● The request: Transcribe all the records with complete accuracy.

● Data shown:
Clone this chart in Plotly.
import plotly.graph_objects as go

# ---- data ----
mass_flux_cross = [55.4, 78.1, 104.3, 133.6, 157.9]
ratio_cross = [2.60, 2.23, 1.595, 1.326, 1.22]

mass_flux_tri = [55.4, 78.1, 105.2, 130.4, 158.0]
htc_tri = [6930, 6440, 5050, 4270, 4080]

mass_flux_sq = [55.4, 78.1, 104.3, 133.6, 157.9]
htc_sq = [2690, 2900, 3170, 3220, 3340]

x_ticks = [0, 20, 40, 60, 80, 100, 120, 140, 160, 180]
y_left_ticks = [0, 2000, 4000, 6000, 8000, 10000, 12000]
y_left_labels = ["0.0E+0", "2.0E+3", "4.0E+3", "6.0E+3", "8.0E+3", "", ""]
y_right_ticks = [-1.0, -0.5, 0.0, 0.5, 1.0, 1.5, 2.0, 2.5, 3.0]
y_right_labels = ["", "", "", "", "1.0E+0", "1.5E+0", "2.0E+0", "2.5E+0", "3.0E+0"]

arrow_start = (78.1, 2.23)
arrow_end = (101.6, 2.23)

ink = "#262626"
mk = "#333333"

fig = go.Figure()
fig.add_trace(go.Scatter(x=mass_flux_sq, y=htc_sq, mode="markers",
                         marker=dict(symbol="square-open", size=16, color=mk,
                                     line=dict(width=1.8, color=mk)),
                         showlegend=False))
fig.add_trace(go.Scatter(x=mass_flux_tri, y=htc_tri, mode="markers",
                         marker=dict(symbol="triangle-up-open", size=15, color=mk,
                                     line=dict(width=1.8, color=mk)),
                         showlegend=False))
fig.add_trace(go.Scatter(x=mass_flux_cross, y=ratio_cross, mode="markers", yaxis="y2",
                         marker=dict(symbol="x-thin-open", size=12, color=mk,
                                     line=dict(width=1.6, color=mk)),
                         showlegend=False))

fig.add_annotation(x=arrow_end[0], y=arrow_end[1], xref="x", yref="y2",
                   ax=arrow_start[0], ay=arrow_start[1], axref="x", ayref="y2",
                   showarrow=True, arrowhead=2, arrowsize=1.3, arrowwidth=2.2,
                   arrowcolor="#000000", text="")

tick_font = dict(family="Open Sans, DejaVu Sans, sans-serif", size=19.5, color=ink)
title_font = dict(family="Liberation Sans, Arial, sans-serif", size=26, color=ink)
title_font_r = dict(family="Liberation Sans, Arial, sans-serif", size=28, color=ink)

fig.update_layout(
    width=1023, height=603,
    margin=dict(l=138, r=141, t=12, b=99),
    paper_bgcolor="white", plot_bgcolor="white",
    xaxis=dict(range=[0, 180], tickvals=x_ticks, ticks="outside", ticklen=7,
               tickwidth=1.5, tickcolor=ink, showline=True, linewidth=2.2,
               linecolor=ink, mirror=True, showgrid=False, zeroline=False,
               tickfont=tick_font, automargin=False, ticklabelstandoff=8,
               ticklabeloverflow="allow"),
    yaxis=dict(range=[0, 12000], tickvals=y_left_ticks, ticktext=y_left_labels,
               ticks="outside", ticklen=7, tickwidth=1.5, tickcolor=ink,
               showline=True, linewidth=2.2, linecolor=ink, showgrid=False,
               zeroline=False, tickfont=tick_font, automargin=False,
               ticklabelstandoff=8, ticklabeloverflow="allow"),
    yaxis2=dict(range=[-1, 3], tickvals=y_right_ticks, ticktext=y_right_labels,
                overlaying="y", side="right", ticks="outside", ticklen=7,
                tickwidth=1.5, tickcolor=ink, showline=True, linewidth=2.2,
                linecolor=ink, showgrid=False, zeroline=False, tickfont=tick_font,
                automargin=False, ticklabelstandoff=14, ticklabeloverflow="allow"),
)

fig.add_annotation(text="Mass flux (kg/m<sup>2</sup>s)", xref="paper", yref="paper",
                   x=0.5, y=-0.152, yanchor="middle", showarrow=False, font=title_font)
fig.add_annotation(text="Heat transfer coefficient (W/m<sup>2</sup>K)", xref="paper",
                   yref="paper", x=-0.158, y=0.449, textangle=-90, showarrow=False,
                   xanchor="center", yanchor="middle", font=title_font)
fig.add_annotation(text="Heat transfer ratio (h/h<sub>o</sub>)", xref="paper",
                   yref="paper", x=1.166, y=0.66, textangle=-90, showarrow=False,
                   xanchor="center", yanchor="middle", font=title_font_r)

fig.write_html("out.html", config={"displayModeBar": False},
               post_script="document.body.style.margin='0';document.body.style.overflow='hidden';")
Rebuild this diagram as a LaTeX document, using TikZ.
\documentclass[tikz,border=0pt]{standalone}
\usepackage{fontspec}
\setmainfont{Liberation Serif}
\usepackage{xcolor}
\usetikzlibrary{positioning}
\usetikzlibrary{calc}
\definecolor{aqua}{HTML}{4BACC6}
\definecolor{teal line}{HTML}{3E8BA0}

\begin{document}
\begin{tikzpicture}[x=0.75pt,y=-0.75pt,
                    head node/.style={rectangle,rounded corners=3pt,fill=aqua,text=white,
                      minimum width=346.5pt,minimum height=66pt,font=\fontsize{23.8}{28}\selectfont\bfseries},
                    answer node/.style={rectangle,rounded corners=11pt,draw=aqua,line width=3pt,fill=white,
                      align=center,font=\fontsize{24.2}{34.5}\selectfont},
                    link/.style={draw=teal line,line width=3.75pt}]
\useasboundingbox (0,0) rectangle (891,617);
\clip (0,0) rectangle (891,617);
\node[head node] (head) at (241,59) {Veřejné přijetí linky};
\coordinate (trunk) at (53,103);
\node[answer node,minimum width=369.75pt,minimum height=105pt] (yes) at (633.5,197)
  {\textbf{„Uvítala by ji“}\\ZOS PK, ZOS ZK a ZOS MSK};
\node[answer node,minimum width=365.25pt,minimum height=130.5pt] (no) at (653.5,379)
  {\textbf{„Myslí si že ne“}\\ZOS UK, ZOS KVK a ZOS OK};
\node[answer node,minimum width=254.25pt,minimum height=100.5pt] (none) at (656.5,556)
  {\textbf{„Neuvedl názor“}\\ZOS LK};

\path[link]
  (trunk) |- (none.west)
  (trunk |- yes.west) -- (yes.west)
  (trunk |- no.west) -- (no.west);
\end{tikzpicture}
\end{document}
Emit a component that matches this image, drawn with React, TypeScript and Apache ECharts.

● Task result:
Clone this chart in Plotly.
import plotly.graph_objects as go

# ---- data ----
mass_flux_cross = [55.4, 78.1, 104.3, 133.6, 157.9]
ratio_cross = [2.60, 2.23, 1.595, 1.326, 1.22]

mass_flux_tri = [55.4, 78.1, 105.2, 130.4, 158.0]
htc_tri = [6930, 6440, 5050, 4270, 4080]

mass_flux_sq = [55.4, 78.1, 104.3, 133.6, 157.9]
htc_sq = [2690, 2900, 3170, 3220, 3340]

x_ticks = [0, 20, 40, 60, 80, 100, 120, 140, 160, 180]
y_left_ticks = [0, 2000, 4000, 6000, 8000, 10000, 12000]
y_left_labels = ["0.0E+0", "2.0E+3", "4.0E+3", "6.0E+3", "8.0E+3", "", ""]
y_right_ticks = [-1.0, -0.5, 0.0, 0.5, 1.0, 1.5, 2.0, 2.5, 3.0]
y_right_labels = ["", "", "", "", "1.0E+0", "1.5E+0", "2.0E+0", "2.5E+0", "3.0E+0"]

arrow_start = (78.1, 2.23)
arrow_end = (101.6, 2.23)

ink = "#262626"
mk = "#333333"

fig = go.Figure()
fig.add_trace(go.Scatter(x=mass_flux_sq, y=htc_sq, mode="markers",
                         marker=dict(symbol="square-open", size=16, color=mk,
                                     line=dict(width=1.8, color=mk)),
                         showlegend=False))
fig.add_trace(go.Scatter(x=mass_flux_tri, y=htc_tri, mode="markers",
                         marker=dict(symbol="triangle-up-open", size=15, color=mk,
                                     line=dict(width=1.8, color=mk)),
                         showlegend=False))
fig.add_trace(go.Scatter(x=mass_flux_cross, y=ratio_cross, mode="markers", yaxis="y2",
                         marker=dict(symbol="x-thin-open", size=12, color=mk,
                                     line=dict(width=1.6, color=mk)),
                         showlegend=False))

fig.add_annotation(x=arrow_end[0], y=arrow_end[1], xref="x", yref="y2",
                   ax=arrow_start[0], ay=arrow_start[1], axref="x", ayref="y2",
                   showarrow=True, arrowhead=2, arrowsize=1.3, arrowwidth=2.2,
                   arrowcolor="#000000", text="")

tick_font = dict(family="Open Sans, DejaVu Sans, sans-serif", size=19.5, color=ink)
title_font = dict(family="Liberation Sans, Arial, sans-serif", size=26, color=ink)
title_font_r = dict(family="Liberation Sans, Arial, sans-serif", size=28, color=ink)

fig.update_layout(
    width=1023, height=603,
    margin=dict(l=138, r=141, t=12, b=99),
    paper_bgcolor="white", plot_bgcolor="white",
    xaxis=dict(range=[0, 180], tickvals=x_ticks, ticks="outside", ticklen=7,
               tickwidth=1.5, tickcolor=ink, showline=True, linewidth=2.2,
               linecolor=ink, mirror=True, showgrid=False, zeroline=False,
               tickfont=tick_font, automargin=False, ticklabelstandoff=8,
               ticklabeloverflow="allow"),
    yaxis=dict(range=[0, 12000], tickvals=y_left_ticks, ticktext=y_left_labels,
               ticks="outside", ticklen=7, tickwidth=1.5, tickcolor=ink,
               showline=True, linewidth=2.2, linecolor=ink, showgrid=False,
               zeroline=False, tickfont=tick_font, automargin=False,
               ticklabelstandoff=8, ticklabeloverflow="allow"),
    yaxis2=dict(range=[-1, 3], tickvals=y_right_ticks, ticktext=y_right_labels,
                overlaying="y", side="right", ticks="outside", ticklen=7,
                tickwidth=1.5, tickcolor=ink, showline=True, linewidth=2.2,
                linecolor=ink, showgrid=False, zeroline=False, tickfont=tick_font,
                automargin=False, ticklabelstandoff=14, ticklabeloverflow="allow"),
)

fig.add_annotation(text="Mass flux (kg/m<sup>2</sup>s)", xref="paper", yref="paper",
                   x=0.5, y=-0.152, yanchor="middle", showarrow=False, font=title_font)
fig.add_annotation(text="Heat transfer coefficient (W/m<sup>2</sup>K)", xref="paper",
                   yref="paper", x=-0.158, y=0.449, textangle=-90, showarrow=False,
                   xanchor="center", yanchor="middle", font=title_font)
fig.add_annotation(text="Heat transfer ratio (h/h<sub>o</sub>)", xref="paper",
                   yref="paper", x=1.166, y=0.66, textangle=-90, showarrow=False,
                   xanchor="center", yanchor="middle", font=title_font_r)

fig.write_html("out.html", config={"displayModeBar": False},
               post_script="document.body.style.margin='0';document.body.style.overflow='hidden';")
Rebuild this diagram as a LaTeX document, using TikZ.
\documentclass[tikz,border=0pt]{standalone}
\usepackage{fontspec}
\setmainfont{Liberation Serif}
\usepackage{xcolor}
\usetikzlibrary{positioning}
\usetikzlibrary{calc}
\definecolor{aqua}{HTML}{4BACC6}
\definecolor{teal line}{HTML}{3E8BA0}

\begin{document}
\begin{tikzpicture}[x=0.75pt,y=-0.75pt,
                    head node/.style={rectangle,rounded corners=3pt,fill=aqua,text=white,
                      minimum width=346.5pt,minimum height=66pt,font=\fontsize{23.8}{28}\selectfont\bfseries},
                    answer node/.style={rectangle,rounded corners=11pt,draw=aqua,line width=3pt,fill=white,
                      align=center,font=\fontsize{24.2}{34.5}\selectfont},
                    link/.style={draw=teal line,line width=3.75pt}]
\useasboundingbox (0,0) rectangle (891,617);
\clip (0,0) rectangle (891,617);
\node[head node] (head) at (241,59) {Veřejné přijetí linky};
\coordinate (trunk) at (53,103);
\node[answer node,minimum width=369.75pt,minimum height=105pt] (yes) at (633.5,197)
  {\textbf{„Uvítala by ji“}\\ZOS PK, ZOS ZK a ZOS MSK};
\node[answer node,minimum width=365.25pt,minimum height=130.5pt] (no) at (653.5,379)
  {\textbf{„Myslí si že ne“}\\ZOS UK, ZOS KVK a ZOS OK};
\node[answer node,minimum width=254.25pt,minimum height=100.5pt] (none) at (656.5,556)
  {\textbf{„Neuvedl názor“}\\ZOS LK};

\path[link]
  (trunk) |- (none.west)
  (trunk |- yes.west) -- (yes.west)
  (trunk |- no.west) -- (no.west);
\end{tikzpicture}
\end{document}
Emit a component that matches this image, drawn with React, TypeScript and Apache ECharts.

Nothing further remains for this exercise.